**Task directions**. Reproduce the records below in full and word for word, excluding pictures.

Start Source material

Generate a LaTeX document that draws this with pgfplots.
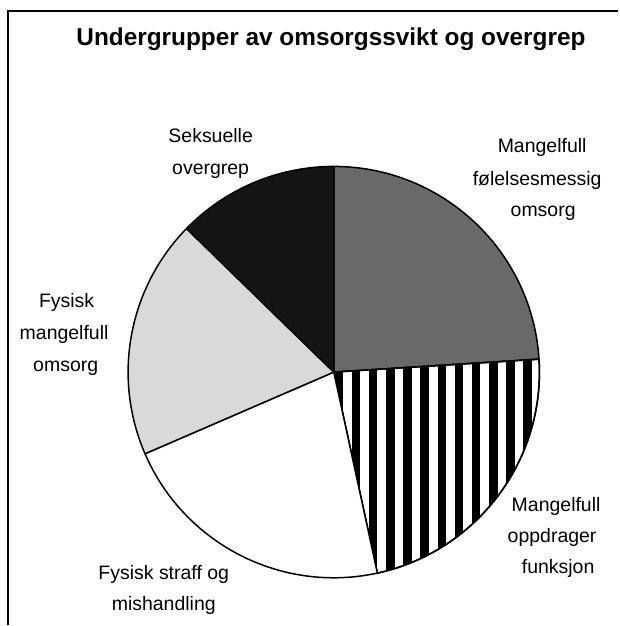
\documentclass[border=0pt]{standalone}
\usepackage{fontspec}
\setmainfont{Liberation Sans}
\usepackage{pgfplots}
\usepackage{pgfplotstable}
\pgfplotsset{compat=1.18}
\usetikzlibrary{patterns.meta}

\definecolor{feel}{gray}{0.41}
\definecolor{phys}{gray}{0.85}
\definecolor{sexual}{gray}{0.08}

% share of each subgroup, percent, clockwise from the top
\pgfplotstableread[col sep=comma]{
share,name
24.0,feel
22.6,upbringing
21.9,punishment
18.8,physical
12.7,sexual
}\piedata

\newcommand\getshare[2]{\pgfplotstablegetelem{#1}{share}\of\piedata\let#2\pgfplotsretval}

\begin{document}
\begin{tikzpicture}
\getshare{0}\sA \getshare{1}\sB \getshare{2}\sC \getshare{3}\sD \getshare{4}\sE
\pgfmathsetmacro\aA{90-3.6*\sA}
\pgfmathsetmacro\aB{\aA-3.6*\sB}
\pgfmathsetmacro\aC{\aB-3.6*\sC}
\pgfmathsetmacro\aD{\aC-3.6*\sD}
\pgfmathsetmacro\aE{\aD-3.6*\sE}
\def\r{206pt}
\def\ctr{(axis cs:334.3,253.3)}
\begin{axis}[
    x=1pt, y=1pt,
    xmin=0, xmax=618, ymin=0, ymax=626,
    hide axis, clip=false,
    ]
    \path (axis cs:0,0) rectangle (axis cs:618,626);
    % frame (left and top only)
    \draw[line width=2pt] (axis cs:8.3,0) -- (axis cs:8.3,614.7) -- (axis cs:619,614.7);

    \node[anchor=base, font=\fontsize{24.4}{28}\selectfont\bfseries]
        at (axis cs:331.5,580) {Undergrupper av omsorgssvikt og overgrep};

    % slices
    \filldraw[fill=feel, line width=1.5pt, line join=round] \ctr -- ++(90:\r)
        arc[start angle=90, end angle=\aA, radius=\r] -- cycle;
    \filldraw[fill=white, line width=1.5pt, line join=round,
        postaction={pattern={Lines[angle=90,distance=17.2pt,line width=8.6pt,xshift=12.5pt]}, pattern color=black}]
        \ctr -- ++(\aA:\r) arc[start angle=\aA, end angle=\aB, radius=\r] -- cycle;
    \draw[line width=1.5pt, line join=round] \ctr -- ++(\aA:\r)
        arc[start angle=\aA, end angle=\aB, radius=\r] -- cycle;
    \filldraw[fill=white, line width=1.5pt, line join=round] \ctr -- ++(\aB:\r)
        arc[start angle=\aB, end angle=\aC, radius=\r] -- cycle;
    \filldraw[fill=phys, line width=1.5pt, line join=round] \ctr -- ++(\aC:\r)
        arc[start angle=\aC, end angle=\aD, radius=\r] -- cycle;
    \filldraw[fill=sexual, line width=1.5pt, line join=round] \ctr -- ++(\aD:\r)
        arc[start angle=\aD, end angle=\aE, radius=\r] -- cycle;

    % labels
    \begin{scope}[every node/.style={anchor=base, font=\fontsize{19.5}{23}\selectfont}]
    \node at (axis cs:543,473) {Mangelfull};
    \node at (axis cs:538,440) {følelsesmessig};
    \node at (axis cs:544,409) {omsorg};
    \node at (axis cs:557,114) {Mangelfull};
    \node at (axis cs:553,83) {oppdrager};
    \node at (axis cs:559,52) {funksjon};
    \node at (axis cs:66.7,318) {Fysisk};
    \node at (axis cs:64.2,286) {mangelfull};
    \node at (axis cs:65.8,254) {omsorg};
    \node at (axis cs:211,483) {Seksuelle};
    \node at (axis cs:211,451) {overgrep};
    \node at (axis cs:164,46) {Fysisk straff og};
    \node at (axis cs:164,15) {mishandling};
    \end{scope}
\end{axis}
\end{tikzpicture}
\end{document}
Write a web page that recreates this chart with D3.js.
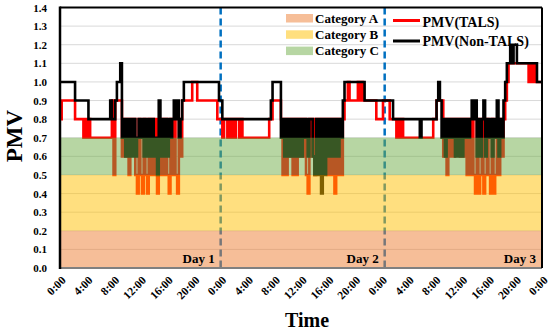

End Source material

**Result of this exercise**.
Generate a LaTeX document that draws this with pgfplots.
\documentclass[border=0pt]{standalone}
\usepackage{fontspec}
\setmainfont{Liberation Sans}
\usepackage{pgfplots}
\usepackage{pgfplotstable}
\pgfplotsset{compat=1.18}
\usetikzlibrary{patterns.meta}

\definecolor{feel}{gray}{0.41}
\definecolor{phys}{gray}{0.85}
\definecolor{sexual}{gray}{0.08}

% share of each subgroup, percent, clockwise from the top
\pgfplotstableread[col sep=comma]{
share,name
24.0,feel
22.6,upbringing
21.9,punishment
18.8,physical
12.7,sexual
}\piedata

\newcommand\getshare[2]{\pgfplotstablegetelem{#1}{share}\of\piedata\let#2\pgfplotsretval}

\begin{document}
\begin{tikzpicture}
\getshare{0}\sA \getshare{1}\sB \getshare{2}\sC \getshare{3}\sD \getshare{4}\sE
\pgfmathsetmacro\aA{90-3.6*\sA}
\pgfmathsetmacro\aB{\aA-3.6*\sB}
\pgfmathsetmacro\aC{\aB-3.6*\sC}
\pgfmathsetmacro\aD{\aC-3.6*\sD}
\pgfmathsetmacro\aE{\aD-3.6*\sE}
\def\r{206pt}
\def\ctr{(axis cs:334.3,253.3)}
\begin{axis}[
    x=1pt, y=1pt,
    xmin=0, xmax=618, ymin=0, ymax=626,
    hide axis, clip=false,
    ]
    \path (axis cs:0,0) rectangle (axis cs:618,626);
    % frame (left and top only)
    \draw[line width=2pt] (axis cs:8.3,0) -- (axis cs:8.3,614.7) -- (axis cs:619,614.7);

    \node[anchor=base, font=\fontsize{24.4}{28}\selectfont\bfseries]
        at (axis cs:331.5,580) {Undergrupper av omsorgssvikt og overgrep};

    % slices
    \filldraw[fill=feel, line width=1.5pt, line join=round] \ctr -- ++(90:\r)
        arc[start angle=90, end angle=\aA, radius=\r] -- cycle;
    \filldraw[fill=white, line width=1.5pt, line join=round,
        postaction={pattern={Lines[angle=90,distance=17.2pt,line width=8.6pt,xshift=12.5pt]}, pattern color=black}]
        \ctr -- ++(\aA:\r) arc[start angle=\aA, end angle=\aB, radius=\r] -- cycle;
    \draw[line width=1.5pt, line join=round] \ctr -- ++(\aA:\r)
        arc[start angle=\aA, end angle=\aB, radius=\r] -- cycle;
    \filldraw[fill=white, line width=1.5pt, line join=round] \ctr -- ++(\aB:\r)
        arc[start angle=\aB, end angle=\aC, radius=\r] -- cycle;
    \filldraw[fill=phys, line width=1.5pt, line join=round] \ctr -- ++(\aC:\r)
        arc[start angle=\aC, end angle=\aD, radius=\r] -- cycle;
    \filldraw[fill=sexual, line width=1.5pt, line join=round] \ctr -- ++(\aD:\r)
        arc[start angle=\aD, end angle=\aE, radius=\r] -- cycle;

    % labels
    \begin{scope}[every node/.style={anchor=base, font=\fontsize{19.5}{23}\selectfont}]
    \node at (axis cs:543,473) {Mangelfull};
    \node at (axis cs:538,440) {følelsesmessig};
    \node at (axis cs:544,409) {omsorg};
    \node at (axis cs:557,114) {Mangelfull};
    \node at (axis cs:553,83) {oppdrager};
    \node at (axis cs:559,52) {funksjon};
    \node at (axis cs:66.7,318) {Fysisk};
    \node at (axis cs:64.2,286) {mangelfull};
    \node at (axis cs:65.8,254) {omsorg};
    \node at (axis cs:211,483) {Seksuelle};
    \node at (axis cs:211,451) {overgrep};
    \node at (axis cs:164,46) {Fysisk straff og};
    \node at (axis cs:164,15) {mishandling};
    \end{scope}
\end{axis}
\end{tikzpicture}
\end{document}
Write a web page that recreates this chart with D3.js.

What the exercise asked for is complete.